About Me

Larbert, Scotland, United Kingdom

Tuesday, March 18, 2008

Do you mind if I examine you?

As mentioned here and here, today was my first day on my easter holiday clinical skills placement. It was bright sunny morning, if chill, and the train was even on time. The walk to the GP's was nice, past a park and sports ground and not at all what I expected that area of the city to be like. Maybe my exposure to UPA's in Edinburgh has coloured my views on what they are like?

The format of the clinical skills bit is that there are 2 students, and we get 30 minutes with each patient.
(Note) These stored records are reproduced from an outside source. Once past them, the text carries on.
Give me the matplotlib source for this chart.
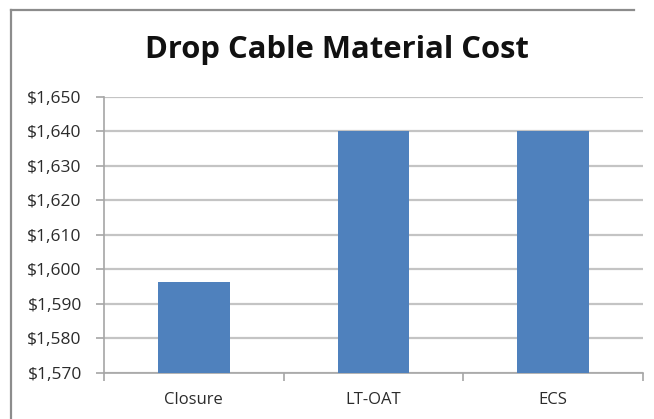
#!/usr/bin/env python3

import matplotlib
matplotlib.use("Agg")
import matplotlib.pyplot as plt
from matplotlib.lines import Line2D
from matplotlib.ticker import FuncFormatter, MultipleLocator

# ----------------------------
# Data
# ----------------------------
categories = ["Closure", "LT-OAT", "ECS"]
costs = [1596.3, 1640, 1640]
title = "Drop Cable Material Cost"
y_min, y_max, y_step = 1570, 1650, 10

bar_color = "#4f81bd"
grid_color = "#c4c4c4"
axis_color = "#a6a6a6"
text_color = "#2b2b2b"


def money(v, pos):
    return f"${v:,.0f}"


def main():
    plt.rcParams["font.family"] = ["Open Sans", "DejaVu Sans"]

    fig = plt.figure(figsize=(6.54, 4.19), dpi=100)
    W, H = 654, 419
    ax = fig.add_axes([104 / W, 1 - 373 / H, (643 - 104) / W, (373 - 97) / H])

    x = range(len(categories))
    ax.bar(x, costs, width=0.4, color=bar_color, zorder=3)

    ax.set_xlim(-0.5, len(categories) - 0.5)
    ax.set_ylim(y_min, y_max)
    ax.yaxis.set_major_locator(MultipleLocator(y_step))
    ax.yaxis.set_major_formatter(FuncFormatter(money))
    ax.grid(axis="y", color=grid_color, linewidth=1.6, zorder=0)

    # category labels centred under bars, tick marks between categories
    ax.set_xticks(list(x))
    ax.set_xticklabels(categories, fontsize=12, color=text_color)
    ax.tick_params(axis="x", length=0, pad=14)
    ax.set_xticks([i + 0.5 for i in range(-1, len(categories))], minor=True)
    ax.tick_params(axis="x", which="minor", length=6, width=1.2, color=axis_color)
    ax.tick_params(axis="y", length=6, width=1.2, color=axis_color,
                   labelsize=12.5, labelcolor=text_color, pad=10)

    for side in ("top", "right"):
        ax.spines[side].set_visible(False)
    for side in ("left", "bottom"):
        ax.spines[side].set_color(axis_color)
        ax.spines[side].set_linewidth(1.2)

    fig.text(337 / W, 1 - 50 / H, title, ha="center", va="center",
             fontsize=22.3, fontweight="bold", color="#111111")

    # chart frame: top and left edges
    frame = dict(color="#8c8c8c", linewidth=1.6, transform=fig.transFigure)
    fig.add_artist(Line2D([10.5 / W, 0.97], [1 - 10.5 / H] * 2, **frame))
    fig.add_artist(Line2D([10.5 / W] * 2, [0.0, 1 - 10.5 / H], **frame))

    fig.savefig("out.png", dpi=100)


if __name__ == "__main__":
    main()
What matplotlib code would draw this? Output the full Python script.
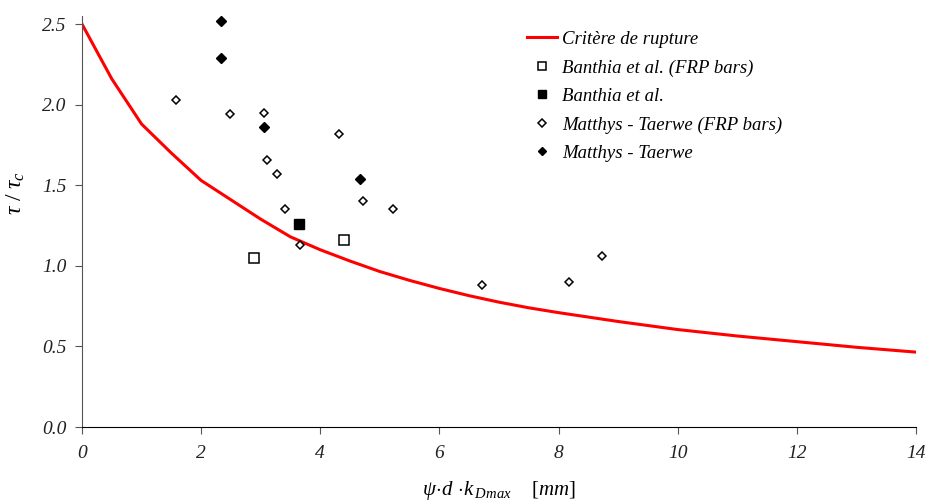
import matplotlib
matplotlib.use("Agg")
import matplotlib.pyplot as plt

# failure criterion curve
crit_x = [0, 0.5, 1.0, 1.5, 2.0, 2.5, 3.0, 3.5, 4.0, 4.5, 5.0, 5.5, 6.0, 6.5, 7.0, 7.5,
          8.0, 9.0, 10.0, 11.0, 12.0, 13.0, 14.0]
crit_y = [2.50, 2.16, 1.88, 1.70, 1.53, 1.41, 1.29, 1.18, 1.10, 1.03, 0.965, 0.91, 0.86, 0.815,
          0.775, 0.74, 0.71, 0.655, 0.605, 0.565, 0.53, 0.495, 0.465]

# test results
banthia_frp_x = [2.89, 4.40]
banthia_frp_y = [1.05, 1.16]

banthia_x = [3.64]
banthia_y = [1.26]

matthys_frp_x = [1.58, 2.48, 3.05, 4.32, 3.11, 3.28, 3.40, 4.71, 5.22, 3.66, 6.71, 8.18, 8.73]
matthys_frp_y = [2.03, 1.94, 1.95, 1.82, 1.66, 1.57, 1.35, 1.40, 1.35, 1.13, 0.88, 0.90, 1.06]

matthys_x = [2.33, 2.34, 3.05, 4.66]
matthys_y = [2.52, 2.29, 1.86, 1.54]

xticks = [0, 2, 4, 6, 8, 10, 12, 14]
yticks = [0.0, 0.5, 1.0, 1.5, 2.0, 2.5]

plt.rcParams['font.family'] = ['Liberation Serif', 'DejaVu Serif']
plt.rcParams['mathtext.fontset'] = 'custom'
plt.rcParams['mathtext.it'] = 'Liberation Serif:italic'
plt.rcParams['mathtext.rm'] = 'Liberation Serif'

fig = plt.figure(figsize=(9.27, 5.03), dpi=100)
ax = fig.add_axes([0.0885, 0.151, 0.8995, 0.817])

ax.plot(crit_x, crit_y, color='#ff0000', lw=2.2, label='Critère de rupture')
ax.plot(banthia_frp_x, banthia_frp_y, 's', ms=6.5, mfc='white', mec='black', mew=1.1,
        linestyle='none', label='Banthia et al. (FRP bars)')
ax.plot(banthia_x, banthia_y, 's', ms=6.5, mfc='black', mec='black',
        linestyle='none', label='Banthia et al.')
ax.plot(matthys_frp_x, matthys_frp_y, 'D', ms=4.5, mfc='white', mec='black', mew=1.1,
        linestyle='none', label='Matthys - Taerwe (FRP bars)')
ax.plot(matthys_x, matthys_y, 'D', ms=5, mfc='black', mec='black',
        linestyle='none', label='Matthys - Taerwe')

ax.set_xlim(0, 14)
ax.set_ylim(0, 2.55)
ax.set_xticks(xticks)
ax.set_xticklabels([str(t) for t in xticks])
ax.set_yticks(yticks)
ax.set_yticklabels([f"{t:.1f}" for t in yticks])

for side in ['top', 'right']:
    ax.spines[side].set_visible(False)
ax.spines['left'].set_color('#555555')
ax.spines['bottom'].set_color('black')
ax.tick_params(axis='both', direction='out', length=5, labelsize=14)
ax.tick_params(axis='x', pad=8, colors='#555555', labelcolor='#222222')
ax.tick_params(axis='y', pad=6, colors='#555555', labelcolor='#222222')
for lbl in ax.get_xticklabels() + ax.get_yticklabels():
    lbl.set_style('italic')

ax.set_ylabel(r'$\tau\ /\ \tau_c$', fontsize=17)
ax.yaxis.set_label_coords(-0.066, 0.57)
ax.set_xlabel(r'$\psi\!\cdot\! d\ \!\cdot\! k_{\,Dmax}$    $[mm]$', fontsize=15, labelpad=12)

leg = ax.legend(loc='upper left', bbox_to_anchor=(0.513, 1.005), frameon=False,
                handlelength=1.6, handletextpad=0.3, labelspacing=0.6, markerscale=0.8,
                prop={'style': 'italic', 'size': 13.5})

fig.savefig('out.png', dpi=100)
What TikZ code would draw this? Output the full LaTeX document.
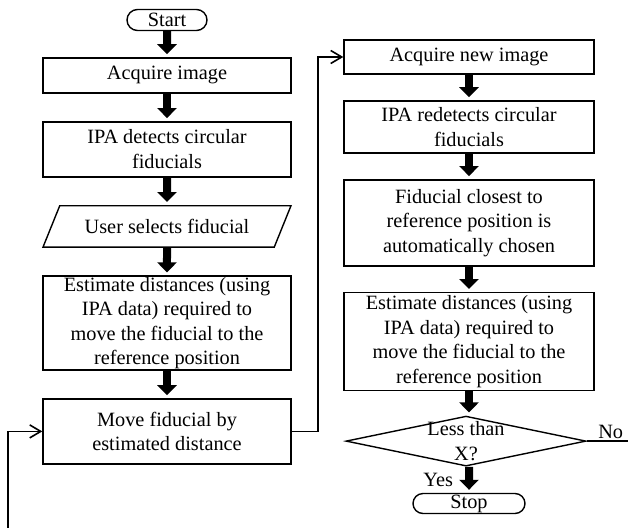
\documentclass[tikz,border=0pt]{standalone}
\usepackage{fontspec}
\setmainfont{Liberation Serif}
\usetikzlibrary{shapes.geometric,shapes.misc,arrows.meta,positioning}

\begin{document}
\begin{tikzpicture}[
    x=1pt, y=-1pt,
    node distance=27.5pt,
    box/.style={rectangle, draw, line width=1.4pt, minimum width=248pt, inner xsep=4pt, inner ysep=1pt, font=\fontsize{20.3}{24.5}\selectfont, text centered, align=center},
    io/.style={box, trapezium, trapezium left angle=68, trapezium right angle=112, trapezium stretches body, inner ysep=13.5pt},
    terminal/.style={rounded rectangle, draw, line width=1.4pt, inner sep=0pt, minimum height=21pt, font=\fontsize{20.3}{24.5}\selectfont},
    decision/.style={diamond, draw, line width=1.4pt, inner sep=0pt, minimum width=240pt, minimum height=50pt},
    arrow/.style={-{Triangle[width=19pt,length=10pt]}, line width=8pt, shorten >=3pt},
    flow/.style={-{Straight Barb[length=11pt,width=13pt]}, line width=1.6pt},
    tag/.style={font=\fontsize{20.3}{24.5}\selectfont, inner sep=2pt}
]
\useasboundingbox (0,0) rectangle (628,527);
\clip (0,0) rectangle (628,527);

% Setup column
\node[terminal, minimum width=80pt] (start) at (167,20) {Start};
\node[box, below=26pt of start, minimum height=35pt] (acquire) {Acquire image};
\node[box, below=of acquire, minimum height=55pt] (detect) {IPA detects circular\\fiducials};
\node[io, below=of detect] (select) {User selects fiducial};
\node[box, below=of select, minimum height=93pt] (estimate) {Estimate distances (using\\IPA data) required to\\move the fiducial to the\\reference position};
\node[box, below=of estimate, minimum height=65pt] (move) {Move fiducial by\\estimated distance};

% Correction column
\node[box, minimum width=250pt, minimum height=34pt] (acqnew) at (469,57) {Acquire new image};
\node[box, minimum width=250pt, below=25.5pt of acqnew, minimum height=52pt] (redetect) {IPA redetects circular\\fiducials};
\node[box, minimum width=250pt, below=25.5pt of redetect, minimum height=86pt] (closest) {Fiducial closest to\\reference position is\\automatically chosen};
\node[box, minimum width=250pt, below=25.5pt of closest, minimum height=98pt] (reestimate) {Estimate distances (using\\IPA data) required to\\move the fiducial to the\\reference position};
\node[decision, below=24pt of reestimate, xshift=-3pt, label={[tag, align=center]center:Less than\\X?}] (check) {};
\node[terminal, minimum width=112pt, minimum height=20pt, below=26pt of check, xshift=3pt] (stop) {Stop};

% Arrows
\draw[arrow] (start) -- (acquire);
\draw[arrow] (acquire) -- (detect);
\draw[arrow] (detect) -- (select);
\draw[arrow] (select) -- (estimate);
\draw[arrow] (estimate) -- (move);
\draw[arrow] (acqnew) -- (redetect);
\draw[arrow] (redetect) -- (closest);
\draw[arrow] (closest) -- (reestimate);
\draw[arrow] (reestimate) -- (reestimate |- check.north);
\draw[arrow] (check.south -| stop) -- node[tag, left=10pt] {Yes} (stop);

% Loops
\draw[flow] (move.east) -- ++(26,0) |- (acqnew.west);
\draw[flow] (check.east) -- node[tag, above, pos=0.4] {No} ++(60,0) |- (8,545) |- (move.west);
\end{tikzpicture}
\end{document}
We take it in turns to lead each consultation, and take a brief history, then do an appropriate examination, then the other person does the examination, then we get feedback from the tutor.
I was observing consultations 1 & 3 and leading consultation 2.

The first one was a man who was diagnosed with lung carcinoma 4 years ago, but the tumour has not developed in 4 years and the GP thinks it maybe carcinoma in situ. Either that or this was one of the 5% that deos respond to chemo and radio therapy and survives 4 years. He was breathless at rest, but surprisingly mobile for his age (80) and breathlessness!

The second one was one I was leading. The man had had breathlessness on holiday, then 7 days later woken feeling funny, and was admitted to hospital with an MI. He was also found to have a calcified aortic valve and AF (the 3 main causes of which are heart ischaemia, thyrotoxicosis and valvular problems - see I do listen in plenaries sometimes). Hew as quite difficult to pin down on history and was quite vague. On examination he had a quite striking ejection systolic murmur.

The 3rd patient had MS, and so we did a neurological work up, where I managed to miss quite a few of the reflexes...

Then we had 2 normal patients on whom we did BP while they were in seeing the gP. These were not planned patients, and so teh history was often very short - History of Presenting Complaint, a bit of local enquiry, and social habits, then hand them over to the GP.

The GP tutor is very friendly, so hopefully these sessions will mean that I go into the OSCE more confident than I feel now. Especially as I passed last year with a satisfactory, and this year the OSCE is twice as long as it was last year, and although I only need a formative pass, I would hope to do better than I did in 2007.

1 comment:

izzy said...

all the best for the osce, hope they are nice with the questions!